Each month New Jersey fine wine retailer Doug Salthouse, of SmartBuy Wines, selects an assorted case of wine and sends it out to me here on the west coast. I do this because Doug has a great palate and sends me many interesting wines I might have missed. In my latest shipment came a note from Doug, “I’m trying to stay away from the woody, manipulated wines you rail against.”
I guess he’s right, I do rail against such wines, but it’s well to remember that wood is not the enemy here. Wines like Lafon, Chateau Latour, Sottimano, Spottswoode and many others see plenty of wood and, obviously, are none the worse for it. Without a doubt many great wines would not be great without the symbiotic relationship that oak has with certain wines.

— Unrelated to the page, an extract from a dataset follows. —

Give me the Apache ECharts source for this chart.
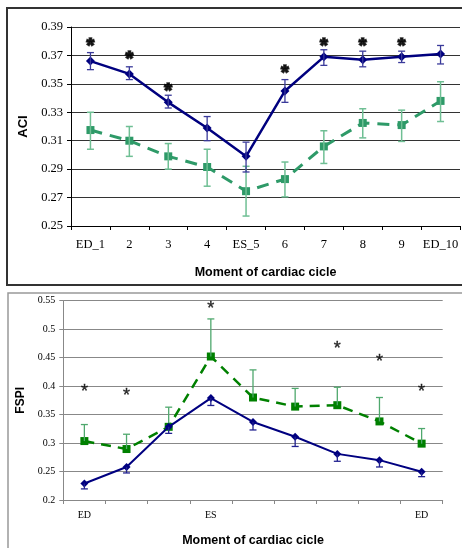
<!DOCTYPE html>
<html>
<head>
<meta charset="utf-8">
<script src="https://cdn.jsdelivr.net/npm/echarts@6/dist/echarts.min.js"></script>
<style>
html,body{margin:0;padding:0;background:#fff;}
#chart{width:462px;height:548px;}
</style>
</head>
<body>
<div id="chart"></div>
<script>
// ---- Top chart (ACI) ----
const aciCategories = ['ED_1','2','3','4','ES_5','6','7','8','9','ED_10'];
const aciBlue      = [0.366,0.357,0.337,0.319,0.299,0.345,0.369,0.367,0.369,0.371];
const aciBlueLow   = [0.360,0.353,0.333,0.310,0.288,0.337,0.363,0.362,0.365,0.364];
const aciBlueHigh  = [0.372,0.362,0.342,0.327,0.309,0.353,0.374,0.373,0.373,0.377];
const aciGreen     = [0.3175,0.310,0.299,0.2915,0.2745,0.283,0.306,0.3225,0.321,0.338];
const aciGreenLow  = [0.304,0.299,0.290,0.278,0.257,0.2705,0.294,0.312,0.3095,0.3235];
const aciGreenHigh = [0.330,0.320,0.308,0.304,0.292,0.295,0.317,0.3325,0.3315,0.3515];
const aciStarCats  = [0,1,2,5,6,7,8];
const aciStarVals  = [0.380,0.371,0.348,0.361,0.380,0.380,0.380];

// ---- Bottom chart (FSPI) ----
const fspiMoments    = ['1','2','3','4','5','6','7','8','9'];
const fspiTickLabels = ['ED','','','ES','','','','','ED'];
const fspiBlue       = [0.229,0.258,0.3285,0.379,0.337,0.311,0.281,0.270,0.2495];
const fspiBlueLow    = [0.2195,0.2475,0.317,0.366,0.323,0.294,0.268,0.258,0.241];
const fspiGreen      = [0.3035,0.2895,0.3285,0.452,0.380,0.364,0.3665,0.338,0.299];
const fspiGreenHigh  = [0.3325,0.3155,0.363,0.518,0.4285,0.396,0.398,0.380,0.3255];
const fspiStarCats   = [0,1,3,6,7,8];
const fspiStarVals   = [0.396,0.389,0.5425,0.473,0.450,0.397];

const chart = echarts.init(document.getElementById('chart'), null, {renderer:'canvas'});

function errBars(bothCaps, color, lw, capW) {
  return function (params, api) {
    const x = api.value(0), a = api.value(1), b = api.value(2);
    const pa = api.coord([x, a]), pb = api.coord([x, b]);
    const st = {stroke: color, lineWidth: lw};
    const ch = [
      {type:'line', shape:{x1:pa[0], y1:pa[1], x2:pb[0], y2:pb[1]}, style:st},
      {type:'line', shape:{x1:pb[0]-capW/2, y1:pb[1], x2:pb[0]+capW/2, y2:pb[1]}, style:st}
    ];
    if (bothCaps) ch.push({type:'line', shape:{x1:pa[0]-capW/2, y1:pa[1], x2:pa[0]+capW/2, y2:pa[1]}, style:st});
    return {type:'group', children: ch};
  };
}

const serif = '"Liberation Serif", "Times New Roman", serif';
const sans = '"Liberation Sans", Arial, sans-serif';

const option = {
  animation: false,
  backgroundColor: '#fff',
  graphic: [
    {type:'rect', shape:{x:7, y:8, width:470, height:277}, style:{fill:'none', stroke:'#333', lineWidth:2}, z:-1},
    {type:'rect', shape:{x:8, y:293, width:470, height:270}, style:{fill:'none', stroke:'#999', lineWidth:1.5}, z:-1}
  ],
  grid: [
    {left:71, top:27, width:389, height:199},
    {left:63.3, top:300.7, width:379.4, height:201.6}
  ],
  xAxis: [
    {
      type:'category', gridIndex:0, data: aciCategories, boundaryGap:true,
      axisLine:{lineStyle:{color:'#000', width:1}},
      axisTick:{show:true, interval:0, length:4, lineStyle:{color:'#000'}},
      axisLabel:{interval:0, margin:12, color:'#000', fontFamily:serif, fontSize:12.5},
      name:'Moment of cardiac cicle', nameLocation:'middle', nameGap:40,
      nameTextStyle:{fontFamily:sans, fontWeight:'bold', fontSize:12.5, color:'#000'}
    },
    {
      type:'category', gridIndex:1, data: fspiMoments, boundaryGap:true,
      axisLine:{lineStyle:{color:'#888', width:1}},
      axisTick:{show:true, interval:0, length:4, lineStyle:{color:'#888'}},
      axisLabel:{interval:0, margin:10, color:'#000', fontFamily:serif, fontSize:10,
        formatter:(v,i)=>fspiTickLabels[i]},
      name:'Moment of cardiac cicle', nameLocation:'middle', nameGap:34,
      nameTextStyle:{fontFamily:sans, fontWeight:'bold', fontSize:12.5, color:'#000'}
    }
  ],
  yAxis: [
    {
      type:'value', gridIndex:0, min:0.25, max:0.39, interval:0.02,
      axisLine:{show:true, lineStyle:{color:'#000'}},
      axisTick:{show:true, length:4, lineStyle:{color:'#000'}},
      axisLabel:{color:'#000', fontFamily:serif, fontSize:12.5, margin:8, formatter:v=>v.toFixed(2)},
      splitLine:{show:true, lineStyle:{color:'#333', width:1}},
      name:'ACI', nameLocation:'middle', nameGap:38, nameRotate:90,
      nameTextStyle:{fontFamily:sans, fontWeight:'bold', fontSize:13, color:'#000'}
    },
    {
      type:'value', gridIndex:1, min:0.2, max:0.55, interval:0.05,
      axisLine:{show:true, lineStyle:{color:'#888'}},
      axisTick:{show:true, length:4, lineStyle:{color:'#888'}},
      axisLabel:{color:'#000', fontFamily:serif, fontSize:10, margin:8,
        formatter:v=>String(parseFloat(v.toFixed(2)))},
      splitLine:{show:true, lineStyle:{color:'#888', width:1}},
      name:'FSPI', nameLocation:'middle', nameGap:33, nameRotate:90,
      nameTextStyle:{fontFamily:sans, fontWeight:'bold', fontSize:12, color:'#000'}
    }
  ],
  series: [
    // top chart
    {type:'custom', xAxisIndex:0, yAxisIndex:0, z:3,
      renderItem: errBars(true, '#6fbf94', 1.5, 7),
      data: aciGreen.map((v,i)=>[i, aciGreenLow[i], aciGreenHigh[i]])},
    {type:'line', xAxisIndex:0, yAxisIndex:0, z:2,
      data: aciGreen.map((v,i)=>[i,v]),
      symbol:'rect', symbolSize:8, itemStyle:{color:'#2e9a68'},
      lineStyle:{color:'#2e9a68', width:3, type:[12,8]}},
    {type:'custom', xAxisIndex:0, yAxisIndex:0, z:5,
      renderItem: errBars(true, '#3a3a9a', 1.3, 7),
      data: aciBlue.map((v,i)=>[i, aciBlueLow[i], aciBlueHigh[i]])},
    {type:'line', xAxisIndex:0, yAxisIndex:0, z:4,
      data: aciBlue.map((v,i)=>[i,v]),
      symbol:'diamond', symbolSize:9, itemStyle:{color:'#00007f'},
      lineStyle:{color:'#00007f', width:2.5}},
    {type:'scatter', xAxisIndex:0, yAxisIndex:0, z:6,
      data: aciStarCats.map((c,i)=>[c, aciStarVals[i]]),
      symbolSize:1, itemStyle:{color:'rgba(0,0,0,0)'},
      label:{show:true, position:'inside', formatter:'*', offset:[0,5],
        fontFamily:sans, fontWeight:'bold', fontSize:20, color:'#000',
        textBorderColor:'#000', textBorderWidth:1.6}},
    // bottom chart
    {type:'custom', xAxisIndex:1, yAxisIndex:1, z:3,
      renderItem: errBars(false, '#4fa86d', 1.3, 7),
      data: fspiGreen.map((v,i)=>[i, v, fspiGreenHigh[i]])},
    {type:'line', xAxisIndex:1, yAxisIndex:1, z:2,
      data: fspiGreen.map((v,i)=>[i,v]),
      symbol:'rect', symbolSize:8, itemStyle:{color:'#008000'},
      lineStyle:{color:'#008000', width:2.5, type:[10,7]}},
    {type:'custom', xAxisIndex:1, yAxisIndex:1, z:5,
      renderItem: errBars(false, '#20208f', 1.3, 7),
      data: fspiBlue.map((v,i)=>[i, v, fspiBlueLow[i]])},
    {type:'line', xAxisIndex:1, yAxisIndex:1, z:4,
      data: fspiBlue.map((v,i)=>[i,v]),
      symbol:'diamond', symbolSize:8, itemStyle:{color:'#000080'},
      lineStyle:{color:'#000080', width:2}},
    {type:'scatter', xAxisIndex:1, yAxisIndex:1, z:6,
      data: fspiStarCats.map((c,i)=>[c, fspiStarVals[i]]),
      symbolSize:1, itemStyle:{color:'rgba(0,0,0,0)'},
      label:{show:true, position:'inside', formatter:'*', offset:[0,4],
        fontFamily:sans, fontWeight:'normal', fontSize:18, color:'#000',
        textBorderColor:'#000', textBorderWidth:0.4}}
  ]
};
chart.setOption(option);
</script>
</body>
</html>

Yet the reaction of individual wines with oak is so diverse that it needs to be approached with caution. Look at the chardonnay wines from Domaine des Comte Lafon in Burgundy where the wines spend almost two years in oak and are far less oaky in flavor than many new world chardonnay wines that spend half that time in oak. What is good for the goose is not always good for the gander.
It’s not oak itself that turns my palate, but its misuse. When oak is the dominate aroma in a wine I think they’ve gone too far. A barrels main mission in maturing a wine should be that of creating an environment of controlled oxidation, not adding wood flavors, aromas and tannins. This would have to be one of the main arguments against adding wood chips and other methods that exist only to add wood flavors and aromas to the wine. However, if it is only these things we are after chips make a lot more sense than barrels. I think that wines made with wood chips and such would actually be better wines if they were only aged in stainless steel with the emphasis being on freshness and fruit rather that making some soulless imitation of barrel aged wines. All to often, oak characteristics are thought of as an essential aspect of what defines great wine. Wonderful wines from Muscadet, Beaujolais and Barolo prove this not to be the case.
One of the world’s most profound wines, Giacomo Giacosa’s Barolo Monfortino, spends seven years in barrels (obviously big ones) and is not a wine dominated by wood. What makes Monfortino great is the perfectly controlled, gentle oxidation that occurs during the years in these barrels. That process is the engine that drives the myriad of reactions and changes within the wine that bring it beyond mere greatness.
It’s only an accident that we use barrels to store wine. They were the best shipping and storage containers on hand in centuries past. This was a happy accident to be sure, because barrels have proved the perfect environment for the maturation of many wonderful wines. However, we should not assume that because they can raise tasting Lafon Montrachet to a spiritural experience that they can do the same thing for every chardonnay on the planet. Lafon’s Montrachet is great because it comes from Le Montrachet, not because it comes from a barrel.
Last night with some grilled rabbit I had the lovely 2004 Roagna Dolcetto d’Alba that Doug sent me in this month’s shipment. Not a hint of oak or any other type of wood showed in this wine and none was needed. It’s perfect just like it is.